Confusi e... felici.
- Bruno Tarantino
- 12 gen 2020
- Tempo di lettura: 2 min
La collocazione della festa liturgica del Battesimo di Gesù mi sembra alquanto infelice. Solo pochi giorni fa abbiamo contemplato il Bambino Gesù che si rivelava ai magi e il prossimo 2 febbraio celebreremo la sua presentazione al Tempio. Oggi lo troviamo già adulto in fila al Giordano per ricevere il battesimo da Giovanni. E' vero che in ogni celebrazione noi riviviamo l'evento pasquale ma è anche vero che siamo fatti tempo, abbiamo bisogno di vedere una certa sequenza. Detto questo e appurato che non è in mio potere cambiare il corso liturgico cerchiamo di non lasciarci confondere circa il senso di questa festa.
Prima evidenza: il battesimo ricevuto da Gesù non è per nulla paragonabile al battesimo che abbiamo ricevuto noi.
Seconda evidenza: Gesù è un uomo adulto che liberamente sceglie di andare da Giovanni per farsi battezzare.
Terza evidenza: Gesù non aveva alcun bisogno d'essere battezzato.
E allora? Perché leggere questa pagina del vangelo? Perché gli evangelisti hanno scelto di raccontare questo fatto pur sapendo che questo avrebbe creato non pochi problemi alla comprensione della vera identità di Gesù?
Battezzare, parola che per noi designa un rito, nella lingua dei vangeli (il greco) vuol dire "immergere" e, in effetti, Gesù è immerso nelle acque del Giordano. Se teniamo presente questo significato capiamo l'obiezione di Giovanni il Battista, il quale si trova spiazzato dinnanzi alla decisione di Gesù di "immergersi". Il battesimo di Giovanni era condizione perché ogni uomo, e il peccatore più di ogni altro, potesse fare l'esperienza d'essere immerso nell'amore del Padre, era appunto un battesimo di conversione, o meglio, di metanoia, l'invito a cambiare il proprio modo di pensare alla vita, alla fede, a Dio. Gesù non aveva alcun bisogno di conversione, il suo pensiero era già secondo Dio, anzi in lui il pensiero era lo stesso del Padre. Giovanni sa questo e quindi afferma: "Sono io che ho bisogno d'essere battezzato da te", riconosce, cioè, che solo Gesù è la possibilità data all'uomo di fare l'esperienza di immersione nell'amore di Dio.

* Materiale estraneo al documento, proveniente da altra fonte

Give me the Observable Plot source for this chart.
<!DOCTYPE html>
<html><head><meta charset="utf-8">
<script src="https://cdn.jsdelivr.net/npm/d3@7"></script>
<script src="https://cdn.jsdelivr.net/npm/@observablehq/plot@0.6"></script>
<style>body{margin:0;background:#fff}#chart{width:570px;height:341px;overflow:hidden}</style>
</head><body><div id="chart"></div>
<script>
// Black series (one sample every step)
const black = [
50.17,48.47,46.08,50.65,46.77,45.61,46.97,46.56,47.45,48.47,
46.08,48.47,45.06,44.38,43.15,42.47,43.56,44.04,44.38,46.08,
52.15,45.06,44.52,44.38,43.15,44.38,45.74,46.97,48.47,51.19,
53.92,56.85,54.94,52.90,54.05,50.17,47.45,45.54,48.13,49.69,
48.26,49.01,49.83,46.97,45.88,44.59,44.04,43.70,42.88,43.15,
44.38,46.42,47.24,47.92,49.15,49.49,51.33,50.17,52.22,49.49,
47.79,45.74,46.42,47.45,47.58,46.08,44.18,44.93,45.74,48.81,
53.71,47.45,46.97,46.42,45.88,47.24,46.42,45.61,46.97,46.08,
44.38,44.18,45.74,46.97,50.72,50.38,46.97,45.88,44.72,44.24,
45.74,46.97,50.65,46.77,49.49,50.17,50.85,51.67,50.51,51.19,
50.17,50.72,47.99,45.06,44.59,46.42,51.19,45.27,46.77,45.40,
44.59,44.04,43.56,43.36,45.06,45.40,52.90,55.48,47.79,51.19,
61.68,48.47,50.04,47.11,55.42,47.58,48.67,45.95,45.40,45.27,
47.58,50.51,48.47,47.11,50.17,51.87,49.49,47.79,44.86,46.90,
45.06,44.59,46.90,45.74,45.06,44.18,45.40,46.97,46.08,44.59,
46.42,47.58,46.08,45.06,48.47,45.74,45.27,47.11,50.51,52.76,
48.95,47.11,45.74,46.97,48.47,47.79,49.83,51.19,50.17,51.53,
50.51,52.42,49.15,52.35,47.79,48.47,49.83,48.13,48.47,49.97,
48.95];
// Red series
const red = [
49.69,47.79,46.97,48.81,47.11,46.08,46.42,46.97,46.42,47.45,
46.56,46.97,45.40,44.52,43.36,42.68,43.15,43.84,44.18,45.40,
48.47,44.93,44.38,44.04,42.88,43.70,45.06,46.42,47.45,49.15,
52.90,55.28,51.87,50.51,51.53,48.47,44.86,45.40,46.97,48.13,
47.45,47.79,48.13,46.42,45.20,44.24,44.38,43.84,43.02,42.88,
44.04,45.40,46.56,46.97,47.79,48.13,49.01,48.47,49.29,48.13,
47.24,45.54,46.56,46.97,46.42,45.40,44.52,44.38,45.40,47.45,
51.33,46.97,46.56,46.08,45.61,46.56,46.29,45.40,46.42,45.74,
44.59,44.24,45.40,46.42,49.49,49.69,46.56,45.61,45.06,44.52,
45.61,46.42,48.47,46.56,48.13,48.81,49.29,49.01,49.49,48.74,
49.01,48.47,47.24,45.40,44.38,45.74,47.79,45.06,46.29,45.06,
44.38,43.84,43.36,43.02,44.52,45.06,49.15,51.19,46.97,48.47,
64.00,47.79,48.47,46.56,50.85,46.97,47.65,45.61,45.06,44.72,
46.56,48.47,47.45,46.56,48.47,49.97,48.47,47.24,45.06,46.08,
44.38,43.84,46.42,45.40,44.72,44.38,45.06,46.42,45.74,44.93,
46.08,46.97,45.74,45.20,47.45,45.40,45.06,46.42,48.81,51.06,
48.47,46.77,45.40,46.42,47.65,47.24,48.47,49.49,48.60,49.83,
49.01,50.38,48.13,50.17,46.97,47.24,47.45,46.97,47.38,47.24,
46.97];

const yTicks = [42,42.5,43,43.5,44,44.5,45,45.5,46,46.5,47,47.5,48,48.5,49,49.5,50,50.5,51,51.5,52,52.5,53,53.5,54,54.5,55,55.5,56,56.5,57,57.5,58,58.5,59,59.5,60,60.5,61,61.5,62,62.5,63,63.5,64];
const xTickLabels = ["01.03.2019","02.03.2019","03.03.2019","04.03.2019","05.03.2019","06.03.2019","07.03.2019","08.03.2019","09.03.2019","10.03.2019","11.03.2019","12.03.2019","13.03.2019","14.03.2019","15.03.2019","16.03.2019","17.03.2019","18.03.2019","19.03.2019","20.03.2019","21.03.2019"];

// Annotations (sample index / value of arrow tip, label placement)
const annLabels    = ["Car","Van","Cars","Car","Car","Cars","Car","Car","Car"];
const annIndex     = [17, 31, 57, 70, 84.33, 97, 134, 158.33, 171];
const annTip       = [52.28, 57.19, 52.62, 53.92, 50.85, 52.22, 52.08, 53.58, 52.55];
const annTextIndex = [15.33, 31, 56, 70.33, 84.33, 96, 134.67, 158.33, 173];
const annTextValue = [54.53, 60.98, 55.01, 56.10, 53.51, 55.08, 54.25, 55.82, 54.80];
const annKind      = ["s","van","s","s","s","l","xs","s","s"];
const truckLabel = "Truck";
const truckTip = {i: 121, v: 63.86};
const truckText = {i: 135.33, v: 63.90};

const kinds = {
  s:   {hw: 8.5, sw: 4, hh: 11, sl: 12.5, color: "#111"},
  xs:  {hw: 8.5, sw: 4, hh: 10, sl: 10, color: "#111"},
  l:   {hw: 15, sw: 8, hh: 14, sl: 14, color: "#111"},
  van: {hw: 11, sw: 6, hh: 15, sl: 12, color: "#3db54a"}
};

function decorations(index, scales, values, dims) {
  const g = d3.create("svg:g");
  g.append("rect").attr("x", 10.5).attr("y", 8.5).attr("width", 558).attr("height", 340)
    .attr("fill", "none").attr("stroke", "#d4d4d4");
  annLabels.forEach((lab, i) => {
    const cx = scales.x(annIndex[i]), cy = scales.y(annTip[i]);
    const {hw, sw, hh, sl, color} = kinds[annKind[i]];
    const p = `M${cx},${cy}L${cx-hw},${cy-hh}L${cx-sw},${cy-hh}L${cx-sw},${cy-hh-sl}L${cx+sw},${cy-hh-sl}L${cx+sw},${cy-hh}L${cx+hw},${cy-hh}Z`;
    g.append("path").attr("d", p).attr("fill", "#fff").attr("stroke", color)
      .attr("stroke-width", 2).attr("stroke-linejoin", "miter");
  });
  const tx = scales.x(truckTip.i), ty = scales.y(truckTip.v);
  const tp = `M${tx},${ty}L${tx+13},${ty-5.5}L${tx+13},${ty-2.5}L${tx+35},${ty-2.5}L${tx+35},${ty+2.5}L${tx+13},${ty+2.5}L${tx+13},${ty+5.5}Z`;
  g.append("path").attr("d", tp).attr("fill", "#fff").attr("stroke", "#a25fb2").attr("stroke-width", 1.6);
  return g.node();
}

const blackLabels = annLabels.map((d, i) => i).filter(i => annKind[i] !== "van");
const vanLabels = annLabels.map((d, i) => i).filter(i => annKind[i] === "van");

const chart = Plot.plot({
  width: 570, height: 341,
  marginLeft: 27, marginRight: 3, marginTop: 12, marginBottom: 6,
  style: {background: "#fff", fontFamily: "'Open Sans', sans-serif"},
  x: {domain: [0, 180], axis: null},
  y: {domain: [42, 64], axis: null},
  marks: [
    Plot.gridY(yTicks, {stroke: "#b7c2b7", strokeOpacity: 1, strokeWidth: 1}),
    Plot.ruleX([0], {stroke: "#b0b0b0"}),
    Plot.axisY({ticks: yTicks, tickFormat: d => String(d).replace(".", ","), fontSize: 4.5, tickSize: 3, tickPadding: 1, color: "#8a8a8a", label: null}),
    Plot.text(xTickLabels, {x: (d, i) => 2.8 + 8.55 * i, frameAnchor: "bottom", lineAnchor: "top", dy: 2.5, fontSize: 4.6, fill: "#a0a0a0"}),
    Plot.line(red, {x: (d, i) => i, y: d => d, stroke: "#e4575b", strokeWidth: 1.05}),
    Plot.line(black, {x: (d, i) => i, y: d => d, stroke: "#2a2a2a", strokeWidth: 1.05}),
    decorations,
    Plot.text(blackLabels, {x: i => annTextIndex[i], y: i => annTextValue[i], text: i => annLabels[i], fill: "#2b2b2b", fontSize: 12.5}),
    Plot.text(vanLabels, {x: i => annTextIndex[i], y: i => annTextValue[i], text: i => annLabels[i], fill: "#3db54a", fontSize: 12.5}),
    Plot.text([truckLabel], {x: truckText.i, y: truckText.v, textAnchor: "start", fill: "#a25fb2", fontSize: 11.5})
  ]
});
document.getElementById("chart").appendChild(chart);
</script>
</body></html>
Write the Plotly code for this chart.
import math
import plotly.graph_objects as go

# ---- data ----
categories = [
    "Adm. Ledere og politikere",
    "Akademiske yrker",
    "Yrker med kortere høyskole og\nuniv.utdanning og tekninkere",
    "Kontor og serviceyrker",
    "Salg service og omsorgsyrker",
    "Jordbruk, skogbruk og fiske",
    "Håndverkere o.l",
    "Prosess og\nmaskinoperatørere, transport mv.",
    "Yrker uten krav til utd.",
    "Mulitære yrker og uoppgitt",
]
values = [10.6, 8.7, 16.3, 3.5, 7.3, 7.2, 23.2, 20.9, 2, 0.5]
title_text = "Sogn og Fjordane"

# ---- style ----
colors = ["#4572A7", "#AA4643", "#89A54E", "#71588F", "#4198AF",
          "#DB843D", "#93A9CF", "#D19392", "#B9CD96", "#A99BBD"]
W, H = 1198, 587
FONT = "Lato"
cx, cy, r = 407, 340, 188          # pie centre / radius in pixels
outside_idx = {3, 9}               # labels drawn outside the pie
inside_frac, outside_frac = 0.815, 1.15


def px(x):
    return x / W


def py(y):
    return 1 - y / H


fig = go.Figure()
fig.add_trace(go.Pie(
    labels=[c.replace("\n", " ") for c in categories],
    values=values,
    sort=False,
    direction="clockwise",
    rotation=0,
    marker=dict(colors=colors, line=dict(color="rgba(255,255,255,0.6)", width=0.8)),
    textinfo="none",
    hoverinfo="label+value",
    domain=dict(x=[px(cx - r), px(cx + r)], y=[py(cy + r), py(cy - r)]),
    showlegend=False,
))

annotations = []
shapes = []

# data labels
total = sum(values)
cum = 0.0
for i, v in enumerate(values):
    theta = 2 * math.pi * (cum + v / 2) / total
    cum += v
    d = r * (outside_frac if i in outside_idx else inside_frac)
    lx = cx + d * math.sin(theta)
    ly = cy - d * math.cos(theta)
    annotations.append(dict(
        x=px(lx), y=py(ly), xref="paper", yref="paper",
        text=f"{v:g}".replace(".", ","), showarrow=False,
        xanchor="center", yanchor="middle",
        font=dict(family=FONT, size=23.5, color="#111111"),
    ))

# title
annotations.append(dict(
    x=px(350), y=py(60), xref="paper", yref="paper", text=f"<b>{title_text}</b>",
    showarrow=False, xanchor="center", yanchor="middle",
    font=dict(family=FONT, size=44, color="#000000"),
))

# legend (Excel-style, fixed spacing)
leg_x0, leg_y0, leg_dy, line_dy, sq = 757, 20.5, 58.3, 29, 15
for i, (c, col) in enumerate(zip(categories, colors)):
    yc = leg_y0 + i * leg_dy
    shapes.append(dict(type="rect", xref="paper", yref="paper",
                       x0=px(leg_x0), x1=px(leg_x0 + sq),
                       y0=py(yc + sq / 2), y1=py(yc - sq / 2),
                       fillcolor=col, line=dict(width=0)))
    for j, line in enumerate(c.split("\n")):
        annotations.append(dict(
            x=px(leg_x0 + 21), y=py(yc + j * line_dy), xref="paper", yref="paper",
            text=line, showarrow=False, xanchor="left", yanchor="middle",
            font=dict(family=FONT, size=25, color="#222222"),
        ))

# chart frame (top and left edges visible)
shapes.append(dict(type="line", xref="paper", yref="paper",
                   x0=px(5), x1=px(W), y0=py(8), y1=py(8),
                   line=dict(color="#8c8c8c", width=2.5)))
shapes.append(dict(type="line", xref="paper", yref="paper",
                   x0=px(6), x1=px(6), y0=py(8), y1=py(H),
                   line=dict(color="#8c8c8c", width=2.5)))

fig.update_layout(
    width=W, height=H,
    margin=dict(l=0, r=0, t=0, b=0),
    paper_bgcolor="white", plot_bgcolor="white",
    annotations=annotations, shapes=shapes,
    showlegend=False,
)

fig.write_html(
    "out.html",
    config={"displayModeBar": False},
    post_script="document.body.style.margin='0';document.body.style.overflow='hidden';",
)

Ogni uomo, in fondo, in ogni amore cerca l'Infinito. E non lo trova. Il tempo rimette a posto la nostra pretesa-illusione di trovare l'Amore nell'amore. E' questa una maledizione? No. E' il segno della grandezza dell'uomo. Ogni amore in fondo è sempre penultimo. Se siamo sinceri con noi stessi ce ne possiamo rendere conto. Quello che pensavi essere l'uomo e la donna della tua vita non regge all'urto del tempo. Quello che sognavi quando hai avuto il tuo figlio poi nel tempo si rivela incompleto. Quel progetto di bene che era promesso nel posto di lavoro sicuro poi mostri tutta la sua inadeguatezza. Non si tratta d'essere delusi ma semplicemente d'essere consapevoli che nulla può bastare al cuore dell'uomo, di ogni cosa, prima o poi, vedremo il suo limite. Giovanni percepisce che in Gesù questo limite dell'amore è redento dalla presenza dell'Amore e afferma: "Sono io che devo essere battezzato da te".
Eppure Gesù lo invita a compiere quel gesto, usa parole che sono una finestra spalancata al futuro da una prospettiva rivolta al passato. Era necessario che l'Amore entrasse dentro le dinamiche degli amori, ne sposasse tutto il limite e le manchevolezze per riempire l'amore di Infinito.